Hello, I’m crazy, insane, a lunatic, nuts, a freak, disturbed, confused, spastic, disabled, mad, mental, weird, different, odd, a problem, scary, ill, brain dead, demented, need a straight-jacket, anti-social, bonkers, childish, distressed, drugged-up, embarrassing, handicapped, indecisive, irrational, lost, not all there, a nutcase, an oddball, paranoid, scary, strange, tiring, unapproachable, unstable, wacky ... bipolar.
These phrases are what people with mental disorders are eternally stamped with. Tattooed on their hearts by their friends, loved ones, and society, and written in their arms with a blade by themselves. Once the papers are typed and you have your own file at the psychiatrist’s office, you are forever one of the mentally ill; expected to walk around with a disclaimer that you aren’t "emotionally sound."
I have been diagnosed with bipolar disorder, post-traumatic stress disorder and generalized anxiety disorder. It took me time to come to terms with these illnesses. For a long time I thought that no one could know about it because they would abandon me. Worst of all, I thought I deserved to be abandoned. Then one day I had an epiphany. Someone with cancer doesn’t say, "I’m cancer," so why should I say "I’m bipolar"? Why should I let a biological abnormality become my identity while others get the respect and recognition that it is just an illness?
I decided I wanted to serve a full-time mission for The Church of Jesus Christ of Latter-day Saints almost two years ago. After a year and a half of working on myself and getting emotionally prepared, I was told I wouldn’t be allowed to go because my medications aren’t allowed in the field. I understood the wisdom behind this rule, but I was very frustrated. I felt like I had this drive and passion about serving, and to me it wasn’t far that I couldn’t go but others could. I felt once again that my disorder was defining me. I wasn’t about to let that happen.

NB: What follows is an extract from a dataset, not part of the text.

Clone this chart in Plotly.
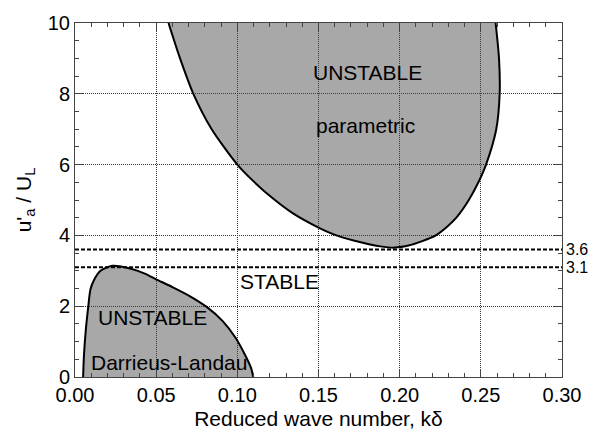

My only option left was to go on a church service mission. After a lot of prayer, I decided that was where Heavenly Father wanted me. I work in the Church Office Building on Temple Square as a receptionist in the Publishing Services Department. My name tag may look a little different, but my service in the eyes of the Lord is the same. We can choose to quit when roadblocks are put in our way. We can choose to allow our disorders to define us, and use it as an excuse for not accomplishing our dreams. Or, we can take a stand, push through, and prove to the world that we can do anything.
In addition to my mission, I’ve also been able to do work in the mental health field giving firesides. "The Gospel of Jesus Christ is essential in your cocktail of treatment." This is what I love to teach to youth and young adults.
Hello, my name is Maddy. I’m loving, passionate, funny, a prankster, a lover of all things breathing, a self-starter, a go-getter, forgiving, insightful, believing, brave, a crier, a hugger, a hot chocolate drinker, a woman’s advocate, a Mormon, a plate collector, a thrift shopper, a movie watcher, a theater junkie, a daughter, a sister, a cousin, a friend, a breathing human being who is not defined by chemical imbalances in her brain, a person who struggles with bipolar disorder, but not someone who identifies as bipolar. That is not my identity. My identity is Maddy Stutz, a daughter of God.
Maddy Stutz plans on returning to BYU-Idaho to complete her degree in counseling psychology.